Боруc. Три дня приключений

Ольга Ан Сорокина
Рассказ занял 2-3 место в литературном конкурсе на XII межрегиональном фестивале путешественников "56-я параллель" (г.Томск), март 2011 г.

-  Ольга, мы на Борус едем!
-  Когда?
-  Завтра!

С этого телефонного звонка начался один из самых экстремальных наших походов. Его главным организатором в Красноярске стала неугомонная Катя (она же Слоник), а нашим представителем в Саяногорске – Юра. В число шестерых отчаянных также входили я, еще одна Катя, Шурик и Серега.

Наш отъезд был запланирован на вечер 27 июля, но до середины этого дня мы еще не знали точно, сколько нас едет, и  - самое интересное -  едем ли мы вообще (!), т.к. только днем 27 - го парни могли, наконец, точно выяснить, отпускают ли их с работы. Тем не менее, утром этого дня на полу моей комнаты лежала куча разнообразной еды, купленной Слоником и Катей в «Ветеране», а рядом сидели они сами, погруженные в сложные арифметические расчеты.

Первое, что бросалось в глаза при  взгляде на эту кучу  - огромное количество самых разных конфет и печенья. На вопрос моей мамы: «Зачем вам столько?» девчонки ответили, что в лесу очень хочется сладкого, а на резонное возражение: «Но ведь нести же тяжело!» – «Ничего, парни дотащат!». Мы договорились, что вечером ко мне заедут Серега с Шуриком, чтобы упаковать еду в свои рюкзаки, и обе Кати поехали домой.

Примерно в пять часов раздался телефонный звонок Слоника: «Шурик не смог купить билеты на девятичасовой, поезд в семь, а у нас еще вещи не собраны!» С чувством огромного облегчения я бросила взгляд на своего пятнадцатикилограммового монстра, в полной боевой готовности стоящего в углу, и позвонила Шурику.

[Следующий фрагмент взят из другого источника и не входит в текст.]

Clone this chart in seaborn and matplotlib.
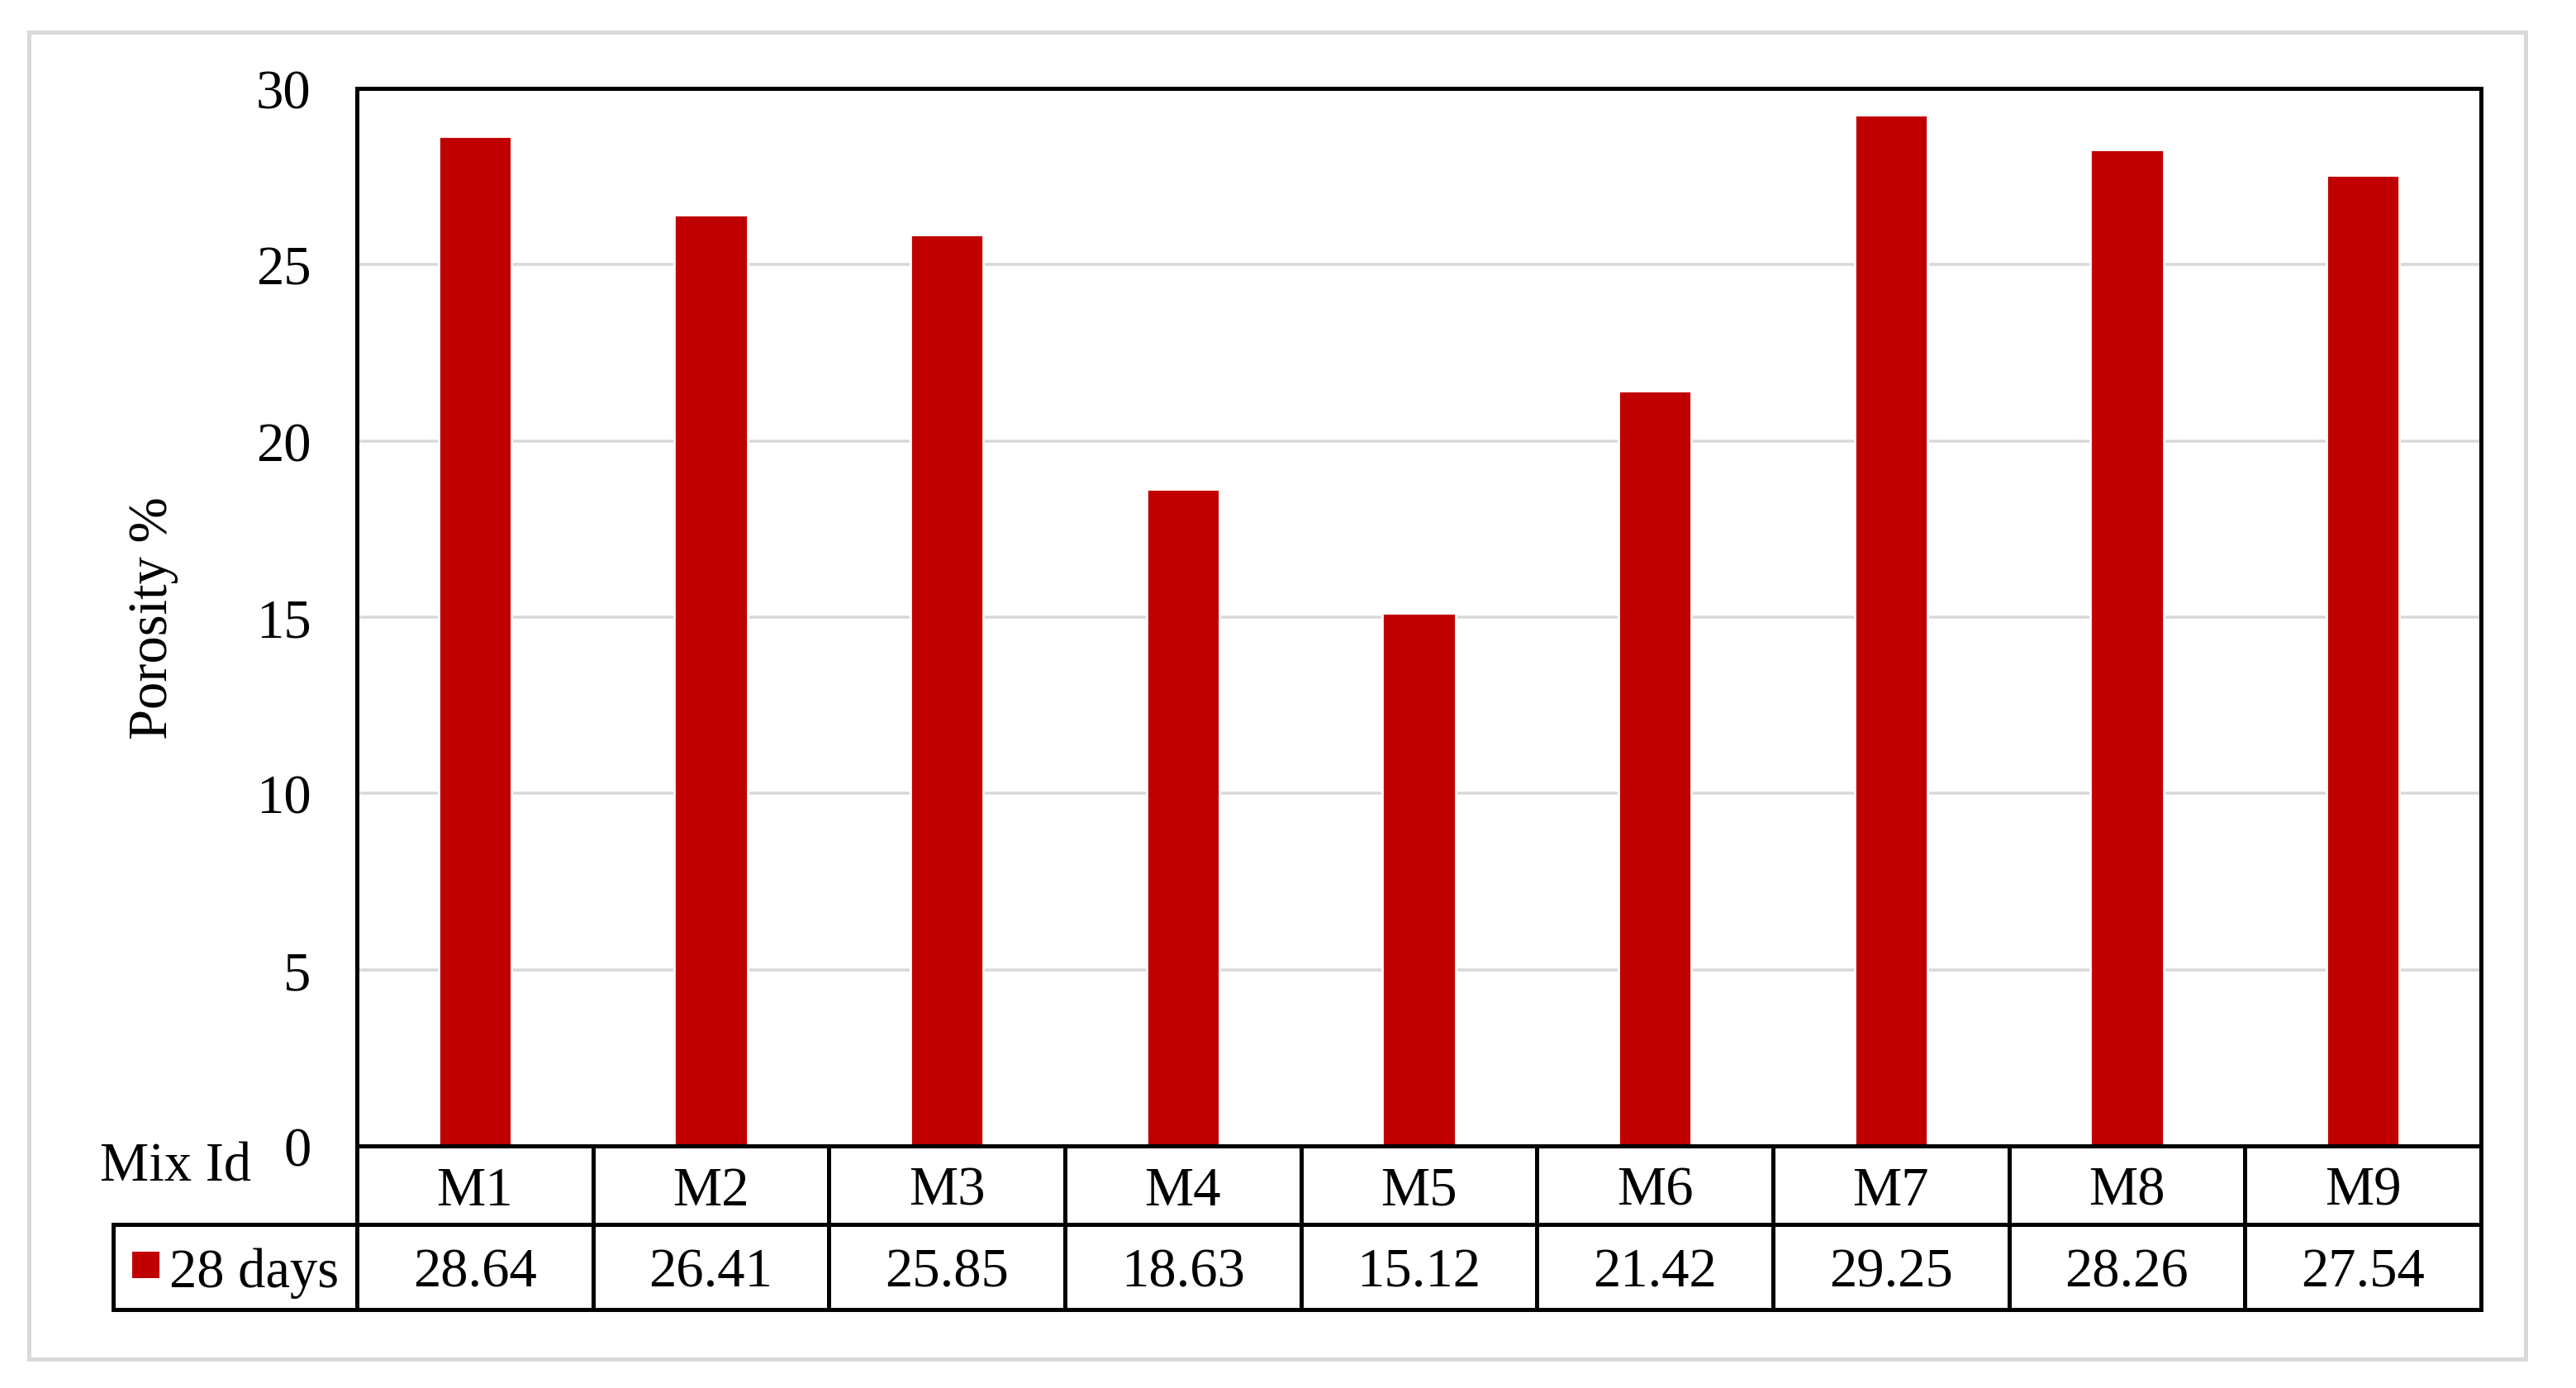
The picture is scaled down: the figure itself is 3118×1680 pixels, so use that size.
import matplotlib
matplotlib.use("Agg")
import matplotlib.pyplot as plt
import matplotlib.transforms as mtransforms
from matplotlib.patches import Rectangle
import seaborn as sns

# data
mixes = ["M1", "M2", "M3", "M4", "M5", "M6", "M7", "M8", "M9"]
porosity = [28.64, 26.41, 25.85, 18.63, 15.12, 21.42, 29.25, 28.26, 27.54]
series_name = "28 days"
y_ticks = [0, 5, 10, 15, 20, 25, 30]

bar_color = "#C00000"
grid_color = "#D9D9D9"

sns.set_theme(style="white")
plt.rcParams["font.family"] = ["Liberation Serif", "DejaVu Serif"]

W, H, DPI = 3118, 1681, 200
fig = plt.figure(figsize=(W / DPI, H / DPI), dpi=DPI)
fig.patch.set_facecolor("white")

# plot area in pixels
left_px, right_px, top_px, bottom_px = 432, 3003, 108, 1388
ax = fig.add_axes([left_px / W, 1 - bottom_px / H,
                   (right_px - left_px) / W, (bottom_px - top_px) / H])

sns.barplot(x=mixes, y=porosity, color=bar_color, width=0.31,
            saturation=1, ax=ax)
ax.set_xlim(-0.5, len(mixes) - 0.5)
ax.set_ylim(0, 30)
ax.set_yticks(y_ticks)
ax.set_yticklabels([str(t) for t in y_ticks])
ax.set_xticks([])
ax.set_xlabel("")
ax.tick_params(axis="y", length=0, pad=20, labelsize=24, colors="black")
ax.yaxis.grid(True, color=grid_color, linewidth=1.3)
ax.set_axisbelow(True)
for s in ax.spines.values():
    s.set_visible(True)
    s.set_color("black")
    s.set_linewidth(1.8)

ax.set_ylabel("Porosity %", fontsize=24, color="black")
ax.yaxis.set_label_coords(-0.084, 0.5)

# data table below the plot
ax_h = bottom_px - top_px
ax_w = right_px - left_px
row1 = -95 / ax_h
row2 = -198 / ax_h
leg_left = (137 - left_px) / ax_w
trans = mtransforms.blended_transform_factory(ax.transData, ax.transAxes)
lw = 1.8

ax.plot([-0.5, len(mixes) - 0.5], [row1, row1], transform=trans,
        color="black", lw=lw, clip_on=False, solid_capstyle="projecting")
ax.plot([leg_left, 1], [row1, row1], transform=ax.transAxes,
        color="black", lw=lw, clip_on=False, solid_capstyle="projecting")
ax.plot([leg_left, 1], [row2, row2], transform=ax.transAxes,
        color="black", lw=lw, clip_on=False, solid_capstyle="projecting")
ax.plot([leg_left, leg_left], [row1, row2], transform=ax.transAxes,
        color="black", lw=lw, clip_on=False, solid_capstyle="projecting")
for i in range(len(mixes) + 1):
    ax.plot([i - 0.5, i - 0.5], [0, row2], transform=trans,
            color="black", lw=lw, clip_on=False, solid_capstyle="projecting")

for i, (m, v) in enumerate(zip(mixes, porosity)):
    ax.text(i, row1 / 2, m, transform=trans, ha="center", va="center_baseline",
            fontsize=24, color="black")
    ax.text(i, (row1 + row2) / 2, f"{v:.2f}", transform=trans, ha="center",
            va="center_baseline", fontsize=24, color="black")

ax.text((121 - left_px) / ax_w, -42 / ax_h, "Mix Id", transform=ax.transAxes,
        ha="left", va="baseline", fontsize=24, color="black")

# legend key in the table
ax.add_patch(Rectangle(((160 - left_px) / ax_w, -160 / ax_h), 33 / ax_w, 32 / ax_h,
                       transform=ax.transAxes, facecolor=bar_color,
                       edgecolor="none", clip_on=False))
ax.text((205 - left_px) / ax_w, (row1 + row2) / 2, series_name,
        transform=ax.transAxes, ha="left", va="center_baseline",
        fontsize=24, color="black")

# outer chart border
fig.patches.append(Rectangle((35 / W, 1 - 1646 / H), (3057 - 35) / W,
                             (1646 - 40) / H, transform=fig.transFigure,
                             facecolor="none", edgecolor=grid_color,
                             linewidth=1.8))

fig.savefig("out.png", dpi=DPI, facecolor="white")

Надо было видеть выражение его лица при виде предназначавшихся им с Сергеем продуктов (тем более что самого Сереги еще не было, и он собирался приехать сразу на вокзал)! А у меня, наверное, выражение лица было ничуть не хуже, когда я увидела Сашину сумку, т.к. запихнуть в нее что – либо еще было просто нереально. Но что поделаешь, раз у человека нет нормального рюкзака – пришлось Шурику взять с балкона мешок из – под сахара и, как Деду Морозу, тащить в нем продукты на вокзал. Хорошо еще, что папа подвез нас на машине.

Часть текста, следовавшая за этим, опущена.